Maryland Casualty Co. v. Carolina Casualty Insurance

JOHNSON, Judge:

Appellant brings this appeal from a judgment entered January 7, 1981, denying its motion for summary judgment and granting a motion for summary judgment in favor of appellees. Three issues are raised on this appeal. The first issue is whether granting of summary judgment was appropriate in an action to recover an amount from appellees expended by appellant to settle an underlying action. The second issue is whether the parol evidence rule bars the introduction of certain evidence in determining the meaning of certain clauses in the insurance policies. The final issue presented here is in what proportions the parties should contribute in the settlement of an underlying lawsuit.

On September 17, 1975, Jesse John Miller, Jr. was struck and killed by a truck leased to Fisher Scientific Company. Appellant, Fisher Scientific’s insurer, subsequently settled an action brought by the Administratrix of the Estate of the *225deceased in the amount of $85,000. The truck was owned by Continental Leasing Company. Appellee was the insurance carrier for Continental Leasing. Appellant thereafter commenced an action in assumpsit against appellee for recovery of the $85,000 it paid in the settlement action.

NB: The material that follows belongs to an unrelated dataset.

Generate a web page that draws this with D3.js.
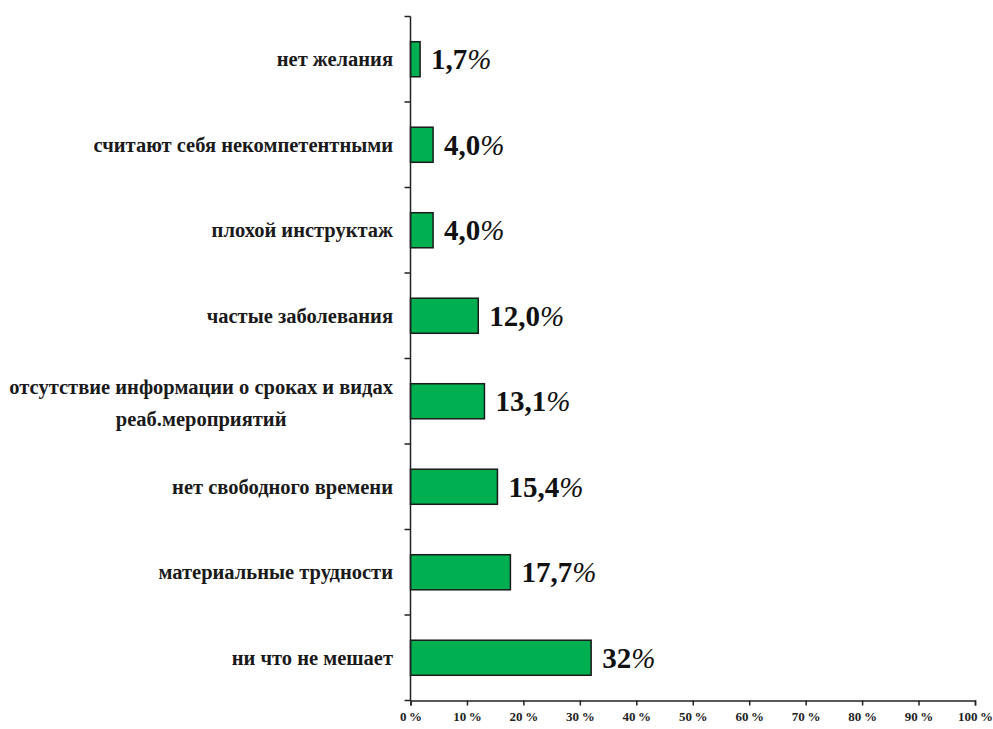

The language of the policies in question is quite clear. Appellant’s policy defines the vehicles to which it affords primary coverage, under the heading of owned automobiles, as

A. All owned or hired vehicles, per schedule on file with Maryland.
B. Any replacements or additions during the term of the policy.

This portion of the agreement is typed in among the boilerplate language. As between typewritten and printed provisions, typewritten provisions are controlling. C. H. Heist Caribe Corp. v. American Home Assurance Co., 640 F.2d 479 (3rd Cir. 1981). Giving plain meaning to the terms would result in an interpretation that a vehicle leased for a few days would constitute “an addition or replacement” under the terms of the policy. The leased tractor and subsequent accident would therefore be covered primarily under appellant’s policy.

The appellee’s policy contains a Truckmen’s Endorsement clause which effectively denies coverage for a hired or leased vehicle unless it is being used exclusively within the business and control of the insured, i.e. Continental Leasing. A Truckmen’s Endorsement clause on a policy is intended to place responsibility on the lessee’s carrier. Allstate Insurance Co. v. General Fire and Casualty Co., 348 F.Supp. 682 (E.D.Pa.1972). Under facts precisely the same, the court granted summary judgment in favor of the defendant in Transportation Indemnity Co. v. Home Indemnity Co., 535 F.2d 232 (3rd Cir. 1976), holding that a Truckmen’s Endorsement clause would supersede any apparent coverage extended to the lessee of a truck by the comprehensive automobile liability provision in the lessor’s policy defining persons *226insured as including any person using a hired vehicle. The lessor’s policy would subsequently afford only excess coverage to claims. Under the Truckmen’s Endorsement clause in appellee’s policy, the coverage provided for the truck and accident would be excess coverage.

The order of the lower court denying appellant’s motion for summary judgment and granting appellee’s motion for summary judgment was proper. The extent of insurance coverage could be determined from the four corners of the policies. No other issues of material fact existed. Since appellant’s second and third issues, relating to the admission of parol evidence and the amounts to be respectively contributed by each insurance company, are dependent upon the summary judgment issue, we find that these issues also lack merit.

For the foregoing reasons, the judgment is affirmed.